_GIVEN REQUEST_:
Give every entry again, unchanged, and leave its images out.

## START AVAILABLE RECORDS

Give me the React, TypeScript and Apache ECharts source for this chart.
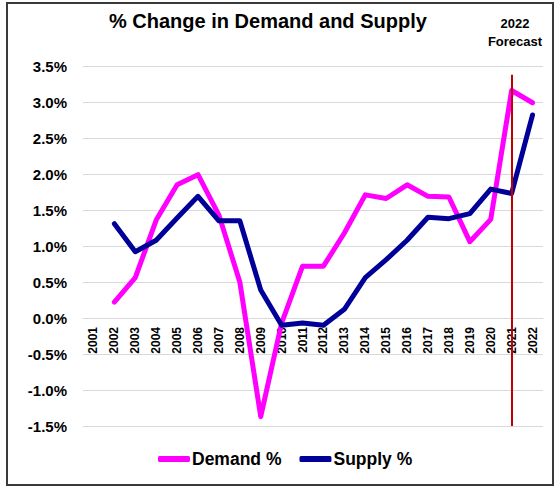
import React, { useEffect, useRef } from "react";
import * as echarts from "echarts";

const years = ["2001","2002","2003","2004","2005","2006","2007","2008","2009","2010","2011","2012","2013","2014","2015","2016","2017","2018","2019","2020","2021","2022"];
const demand = [null, 0.22, 0.56, 1.36, 1.85, 1.99, 1.43, 0.50, -1.37, -0.07, 0.72, 0.72, 1.18, 1.71, 1.66, 1.85, 1.69, 1.68, 1.06, 1.37, 3.16, 2.99];
const supply = [null, 1.31, 0.92, 1.08, 1.39, 1.69, 1.35, 1.35, 0.39, -0.10, -0.07, -0.10, 0.12, 0.56, 0.81, 1.08, 1.40, 1.38, 1.45, 1.79, 1.73, 2.82];
const forecastYear = "2021";
const FONT = "'Liberation Sans', Arial, sans-serif";

export default function App() {
  const ref = useRef<HTMLDivElement>(null);
  useEffect(() => {
    if (!ref.current) return;
    const chart = echarts.init(ref.current, null, { renderer: "svg" });
    chart.setOption({
      animation: false,
      backgroundColor: "#ffffff",
      textStyle: { fontFamily: FONT },
      title: [
        {
          text: "% Change in Demand and Supply",
          left: 109,
          top: 11,
          padding: 0,
          textStyle: { fontFamily: FONT, fontSize: 20, fontWeight: "bold", color: "#000" },
        },
        {
          text: "2022\nForecast",
          left: 515,
          top: 14,
          padding: 0,
          textAlign: "center",
          textStyle: { fontFamily: FONT, fontSize: 13, fontWeight: "bold", color: "#000", lineHeight: 18 },
        },
      ],
      graphic: [
        {
          type: "rect",
          shape: { x: 7, y: 3, width: 546, height: 482 },
          style: { fill: "none", stroke: "#3a3a3a", lineWidth: 2 },
          silent: true,
        },
      ],
      legend: {
        bottom: 14,
        left: 153,
        icon: "roundRect",
        itemWidth: 32,
        itemHeight: 6,
        itemGap: 18,
        textStyle: { fontFamily: FONT, fontSize: 17.5, fontWeight: "bold", color: "#000", padding: [0, 0, 0, -3] },
        data: ["Demand %", "Supply %"],
      },
      grid: { left: 83, right: 16, top: 66, bottom: 61, containLabel: false },
      xAxis: {
        type: "category",
        data: years,
        boundaryGap: true,
        offset: -108,
        axisLine: { show: true, onZero: false, lineStyle: { color: "#d9d9d9", width: 1 } },
        axisTick: { show: false },
        axisLabel: {
          interval: 0,
          rotate: 90,
          margin: 9,
          fontFamily: FONT,
          fontSize: 12,
          fontWeight: "bold",
          color: "#000",
        },
      },
      yAxis: {
        type: "value",
        min: -1.5,
        max: 3.5,
        interval: 0.5,
        axisLine: { show: false },
        axisTick: { show: false },
        splitLine: { lineStyle: { color: "#d9d9d9", width: 1 } },
        axisLabel: {
          margin: 16,
          fontFamily: FONT,
          fontSize: 15,
          fontWeight: "bold",
          color: "#000",
          formatter: (v: number) => v.toFixed(1) + "%",
        },
      },
      series: [
        {
          name: "Demand %",
          type: "line",
          data: demand,
          symbol: "none",
          color: "#ff00ff",
          lineStyle: { color: "#ff00ff", width: 5, cap: "round", join: "round" },
          markLine: {
            silent: true,
            symbol: "none",
            label: { show: false },
            lineStyle: { color: "#c00000", width: 2, type: "solid" },
            data: [[{ coord: [forecastYear, 3.38] }, { coord: [forecastYear, -1.5] }]],
          },
        },
        {
          name: "Supply %",
          type: "line",
          data: supply,
          symbol: "none",
          color: "#000099",
          lineStyle: { color: "#000099", width: 5, cap: "round", join: "round" },
        },
      ],
    });
    return () => chart.dispose();
  }, []);
  return (
    <div
      ref={ref}
      style={{ position: "fixed", left: 0, top: 0, width: 559, height: 487 }}
    />
  );
}
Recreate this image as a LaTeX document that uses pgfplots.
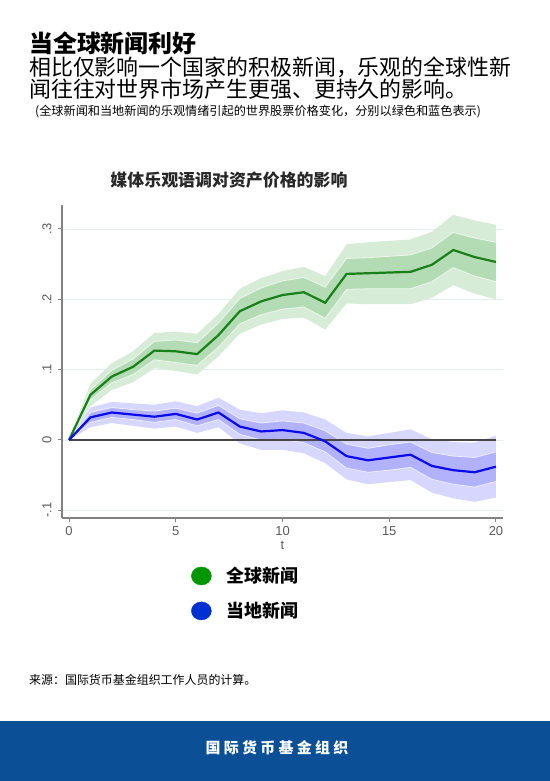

## END AVAILABLE RECORDS

_COMPLETED TASK_:
Give me the React, TypeScript and Apache ECharts source for this chart.
import React, { useEffect, useRef } from "react";
import * as echarts from "echarts";

const years = ["2001","2002","2003","2004","2005","2006","2007","2008","2009","2010","2011","2012","2013","2014","2015","2016","2017","2018","2019","2020","2021","2022"];
const demand = [null, 0.22, 0.56, 1.36, 1.85, 1.99, 1.43, 0.50, -1.37, -0.07, 0.72, 0.72, 1.18, 1.71, 1.66, 1.85, 1.69, 1.68, 1.06, 1.37, 3.16, 2.99];
const supply = [null, 1.31, 0.92, 1.08, 1.39, 1.69, 1.35, 1.35, 0.39, -0.10, -0.07, -0.10, 0.12, 0.56, 0.81, 1.08, 1.40, 1.38, 1.45, 1.79, 1.73, 2.82];
const forecastYear = "2021";
const FONT = "'Liberation Sans', Arial, sans-serif";

export default function App() {
  const ref = useRef<HTMLDivElement>(null);
  useEffect(() => {
    if (!ref.current) return;
    const chart = echarts.init(ref.current, null, { renderer: "svg" });
    chart.setOption({
      animation: false,
      backgroundColor: "#ffffff",
      textStyle: { fontFamily: FONT },
      title: [
        {
          text: "% Change in Demand and Supply",
          left: 109,
          top: 11,
          padding: 0,
          textStyle: { fontFamily: FONT, fontSize: 20, fontWeight: "bold", color: "#000" },
        },
        {
          text: "2022\nForecast",
          left: 515,
          top: 14,
          padding: 0,
          textAlign: "center",
          textStyle: { fontFamily: FONT, fontSize: 13, fontWeight: "bold", color: "#000", lineHeight: 18 },
        },
      ],
      graphic: [
        {
          type: "rect",
          shape: { x: 7, y: 3, width: 546, height: 482 },
          style: { fill: "none", stroke: "#3a3a3a", lineWidth: 2 },
          silent: true,
        },
      ],
      legend: {
        bottom: 14,
        left: 153,
        icon: "roundRect",
        itemWidth: 32,
        itemHeight: 6,
        itemGap: 18,
        textStyle: { fontFamily: FONT, fontSize: 17.5, fontWeight: "bold", color: "#000", padding: [0, 0, 0, -3] },
        data: ["Demand %", "Supply %"],
      },
      grid: { left: 83, right: 16, top: 66, bottom: 61, containLabel: false },
      xAxis: {
        type: "category",
        data: years,
        boundaryGap: true,
        offset: -108,
        axisLine: { show: true, onZero: false, lineStyle: { color: "#d9d9d9", width: 1 } },
        axisTick: { show: false },
        axisLabel: {
          interval: 0,
          rotate: 90,
          margin: 9,
          fontFamily: FONT,
          fontSize: 12,
          fontWeight: "bold",
          color: "#000",
        },
      },
      yAxis: {
        type: "value",
        min: -1.5,
        max: 3.5,
        interval: 0.5,
        axisLine: { show: false },
        axisTick: { show: false },
        splitLine: { lineStyle: { color: "#d9d9d9", width: 1 } },
        axisLabel: {
          margin: 16,
          fontFamily: FONT,
          fontSize: 15,
          fontWeight: "bold",
          color: "#000",
          formatter: (v: number) => v.toFixed(1) + "%",
        },
      },
      series: [
        {
          name: "Demand %",
          type: "line",
          data: demand,
          symbol: "none",
          color: "#ff00ff",
          lineStyle: { color: "#ff00ff", width: 5, cap: "round", join: "round" },
          markLine: {
            silent: true,
            symbol: "none",
            label: { show: false },
            lineStyle: { color: "#c00000", width: 2, type: "solid" },
            data: [[{ coord: [forecastYear, 3.38] }, { coord: [forecastYear, -1.5] }]],
          },
        },
        {
          name: "Supply %",
          type: "line",
          data: supply,
          symbol: "none",
          color: "#000099",
          lineStyle: { color: "#000099", width: 5, cap: "round", join: "round" },
        },
      ],
    });
    return () => chart.dispose();
  }, []);
  return (
    <div
      ref={ref}
      style={{ position: "fixed", left: 0, top: 0, width: 559, height: 487 }}
    />
  );
}
Recreate this image as a LaTeX document that uses pgfplots.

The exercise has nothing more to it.